White Tiger (Fabien Guy)

Apprivoiser la bête

Disques • Publié le 28/05/2011 par

White TigerWHITE TIGER (1923)
LES FAUVES
Compositeur :
Fabien Guy
Durée : 52:24 | 23 pistes
Éditeur : Liqueur Brune Music

 

4 out of 5 stars

(Re)créer la musique originale d’un film est toujours un exercice périlleux. Lorsque certains monuments du cinéma sont sujets à une réinterprétation, l’exigence du public est proportionnelle aux rangs auxquels ce dernier place le compositeur et le film en question. Mais si Fabien Guy n’est pas encore connu de la communauté des cinéphiles et autres cinémélomanes, son travail pour ce film récemment retrouvé – et donc inconnu – de Tod Browning n’en est pas moins difficile.

 

Et c’est avec surprise que l’on découvre une personnalité à part, qui s’exprime avec aplomb pendant la quasi intégralité du métrage, l’album présenté ici proposant les 3/4 de la musique composée. Un piano inquiétant, quelques percussions « urbaines » et une guitare électrique ouvrent le disque dans une ambiance poisseuse pour poser les bases d’une intrigue musicale savamment orchestrée. La recherche sonore comprend également l’emploi de sons synthétiques étranges, parfois réverbérés, distordus ou imitant un orgue ; et il en va de même pour la guitare, l’instrument de prédilection du compositeur puisant ses multiples accents dans un rock sensible et torturé. En vérité, le musicien intrigue beaucoup par ses instrumentations et son approche expérimentale finalement peu commune, au point que l’on pourrait craindre un résultat par trop atmosphérique, décalé ou approximatif.
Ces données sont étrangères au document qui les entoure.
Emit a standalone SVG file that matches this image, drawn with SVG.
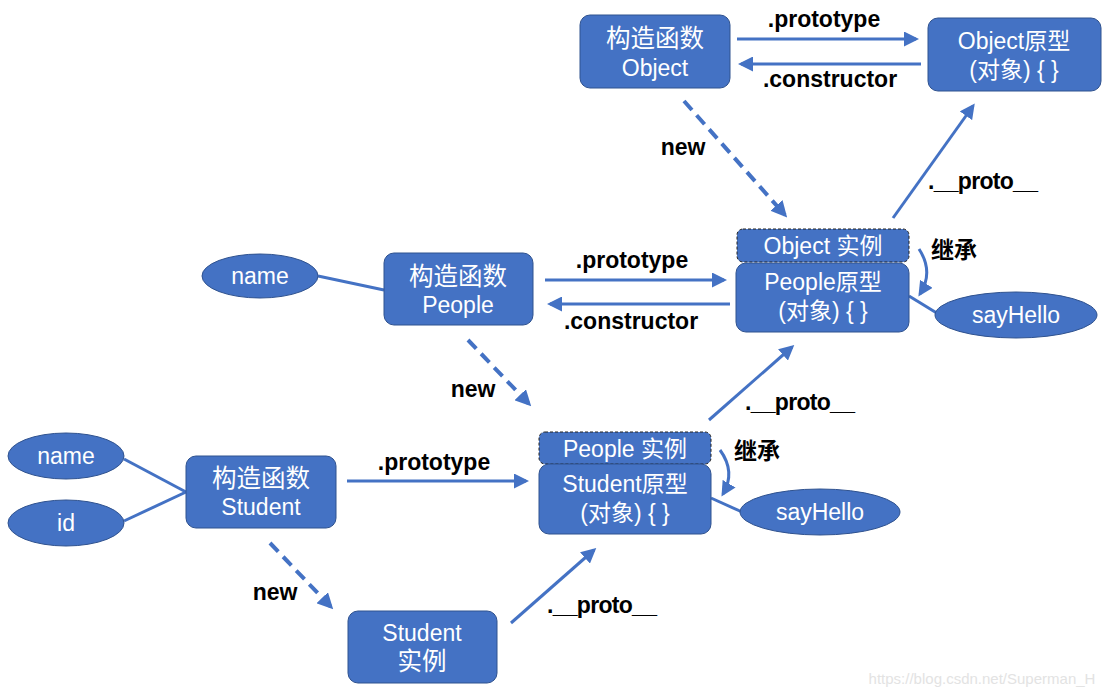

Bien qu’il cultive un côté obscur, le disque donne à entendre une dizaine de thèmes relatifs aux personnages et aux situations, et plusieurs écoutes dévoilent une logique narrative et un réel pouvoir dramatique. La noirceur du récit, les menaces et les travers des personnages y transparaissent sans sacrifier à l’émotion, l’ensemble étant à la fois trouble dans sa forme et cohérent dans son fond, à la fois instinctif et raisonné.

 

En fait, White Tiger possède une identité musicale propre, éloignée des dispositifs comme le piano solo ou l’ensemble orchestral qui servent habituellement les films muets, mais surtout des confortables clichés que l’on a sur ce cinéma d’un autre âge. De par son parcours, Fabien Guy donne vraiment un cachet particulier au film de Tod Browning et impose son travail comme une véritable valeur ajoutée. S’il a tout compris à la musique pour l’image, reste à espérer que ce musicien puisse entretenir cette nouvelle vocation.